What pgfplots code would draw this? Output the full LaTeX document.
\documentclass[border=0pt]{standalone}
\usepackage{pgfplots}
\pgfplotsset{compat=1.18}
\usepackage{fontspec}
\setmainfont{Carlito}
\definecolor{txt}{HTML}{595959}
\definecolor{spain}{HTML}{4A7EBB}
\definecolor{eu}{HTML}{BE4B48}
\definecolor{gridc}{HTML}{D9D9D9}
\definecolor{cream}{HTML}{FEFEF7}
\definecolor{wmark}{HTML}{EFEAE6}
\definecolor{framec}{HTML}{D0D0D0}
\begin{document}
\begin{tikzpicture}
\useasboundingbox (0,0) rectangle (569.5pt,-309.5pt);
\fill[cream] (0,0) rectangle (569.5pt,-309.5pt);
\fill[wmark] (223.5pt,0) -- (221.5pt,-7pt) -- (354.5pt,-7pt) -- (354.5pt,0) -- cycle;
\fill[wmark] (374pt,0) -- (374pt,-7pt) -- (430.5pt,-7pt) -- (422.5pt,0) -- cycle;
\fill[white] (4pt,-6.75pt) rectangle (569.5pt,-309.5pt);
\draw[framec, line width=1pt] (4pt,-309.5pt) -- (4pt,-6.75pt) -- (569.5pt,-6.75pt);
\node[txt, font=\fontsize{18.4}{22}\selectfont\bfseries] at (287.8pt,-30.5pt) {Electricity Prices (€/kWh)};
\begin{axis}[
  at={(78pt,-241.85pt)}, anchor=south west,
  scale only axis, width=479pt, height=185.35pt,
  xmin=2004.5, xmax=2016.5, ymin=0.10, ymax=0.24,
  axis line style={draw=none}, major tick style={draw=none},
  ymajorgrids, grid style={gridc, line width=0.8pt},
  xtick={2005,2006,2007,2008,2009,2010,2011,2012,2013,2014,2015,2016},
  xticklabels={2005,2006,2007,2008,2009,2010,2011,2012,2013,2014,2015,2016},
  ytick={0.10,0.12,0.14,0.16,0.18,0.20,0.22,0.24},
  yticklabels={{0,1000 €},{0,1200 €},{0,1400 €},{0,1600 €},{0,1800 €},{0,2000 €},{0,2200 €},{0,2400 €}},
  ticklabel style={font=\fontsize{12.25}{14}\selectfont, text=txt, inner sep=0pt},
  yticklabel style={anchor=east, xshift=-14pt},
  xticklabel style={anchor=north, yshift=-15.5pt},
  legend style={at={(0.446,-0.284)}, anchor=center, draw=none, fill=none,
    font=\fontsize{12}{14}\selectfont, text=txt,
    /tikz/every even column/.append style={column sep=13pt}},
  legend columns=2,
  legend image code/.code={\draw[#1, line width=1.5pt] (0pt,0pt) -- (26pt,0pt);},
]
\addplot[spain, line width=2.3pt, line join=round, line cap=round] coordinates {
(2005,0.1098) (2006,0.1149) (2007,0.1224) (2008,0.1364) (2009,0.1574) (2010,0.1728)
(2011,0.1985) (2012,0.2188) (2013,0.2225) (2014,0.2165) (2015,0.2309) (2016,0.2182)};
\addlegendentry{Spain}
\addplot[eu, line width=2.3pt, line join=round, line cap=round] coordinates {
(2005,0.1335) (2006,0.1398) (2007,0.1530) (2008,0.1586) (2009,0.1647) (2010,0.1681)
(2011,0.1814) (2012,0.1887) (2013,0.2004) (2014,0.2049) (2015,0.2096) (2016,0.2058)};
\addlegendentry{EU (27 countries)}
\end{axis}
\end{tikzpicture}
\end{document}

- [WORK TO DO]: Transcribe the whole listing with nothing added or left out.

- [TASK ANSWER]:
What pgfplots code would draw this? Output the full LaTeX document.
\documentclass[border=0pt]{standalone}
\usepackage{pgfplots}
\pgfplotsset{compat=1.18}
\usepackage{fontspec}
\setmainfont{Carlito}
\definecolor{txt}{HTML}{595959}
\definecolor{spain}{HTML}{4A7EBB}
\definecolor{eu}{HTML}{BE4B48}
\definecolor{gridc}{HTML}{D9D9D9}
\definecolor{cream}{HTML}{FEFEF7}
\definecolor{wmark}{HTML}{EFEAE6}
\definecolor{framec}{HTML}{D0D0D0}
\begin{document}
\begin{tikzpicture}
\useasboundingbox (0,0) rectangle (569.5pt,-309.5pt);
\fill[cream] (0,0) rectangle (569.5pt,-309.5pt);
\fill[wmark] (223.5pt,0) -- (221.5pt,-7pt) -- (354.5pt,-7pt) -- (354.5pt,0) -- cycle;
\fill[wmark] (374pt,0) -- (374pt,-7pt) -- (430.5pt,-7pt) -- (422.5pt,0) -- cycle;
\fill[white] (4pt,-6.75pt) rectangle (569.5pt,-309.5pt);
\draw[framec, line width=1pt] (4pt,-309.5pt) -- (4pt,-6.75pt) -- (569.5pt,-6.75pt);
\node[txt, font=\fontsize{18.4}{22}\selectfont\bfseries] at (287.8pt,-30.5pt) {Electricity Prices (€/kWh)};
\begin{axis}[
  at={(78pt,-241.85pt)}, anchor=south west,
  scale only axis, width=479pt, height=185.35pt,
  xmin=2004.5, xmax=2016.5, ymin=0.10, ymax=0.24,
  axis line style={draw=none}, major tick style={draw=none},
  ymajorgrids, grid style={gridc, line width=0.8pt},
  xtick={2005,2006,2007,2008,2009,2010,2011,2012,2013,2014,2015,2016},
  xticklabels={2005,2006,2007,2008,2009,2010,2011,2012,2013,2014,2015,2016},
  ytick={0.10,0.12,0.14,0.16,0.18,0.20,0.22,0.24},
  yticklabels={{0,1000 €},{0,1200 €},{0,1400 €},{0,1600 €},{0,1800 €},{0,2000 €},{0,2200 €},{0,2400 €}},
  ticklabel style={font=\fontsize{12.25}{14}\selectfont, text=txt, inner sep=0pt},
  yticklabel style={anchor=east, xshift=-14pt},
  xticklabel style={anchor=north, yshift=-15.5pt},
  legend style={at={(0.446,-0.284)}, anchor=center, draw=none, fill=none,
    font=\fontsize{12}{14}\selectfont, text=txt,
    /tikz/every even column/.append style={column sep=13pt}},
  legend columns=2,
  legend image code/.code={\draw[#1, line width=1.5pt] (0pt,0pt) -- (26pt,0pt);},
]
\addplot[spain, line width=2.3pt, line join=round, line cap=round] coordinates {
(2005,0.1098) (2006,0.1149) (2007,0.1224) (2008,0.1364) (2009,0.1574) (2010,0.1728)
(2011,0.1985) (2012,0.2188) (2013,0.2225) (2014,0.2165) (2015,0.2309) (2016,0.2182)};
\addlegendentry{Spain}
\addplot[eu, line width=2.3pt, line join=round, line cap=round] coordinates {
(2005,0.1335) (2006,0.1398) (2007,0.1530) (2008,0.1586) (2009,0.1647) (2010,0.1681)
(2011,0.1814) (2012,0.1887) (2013,0.2004) (2014,0.2049) (2015,0.2096) (2016,0.2058)};
\addlegendentry{EU (27 countries)}
\end{axis}
\end{tikzpicture}
\end{document}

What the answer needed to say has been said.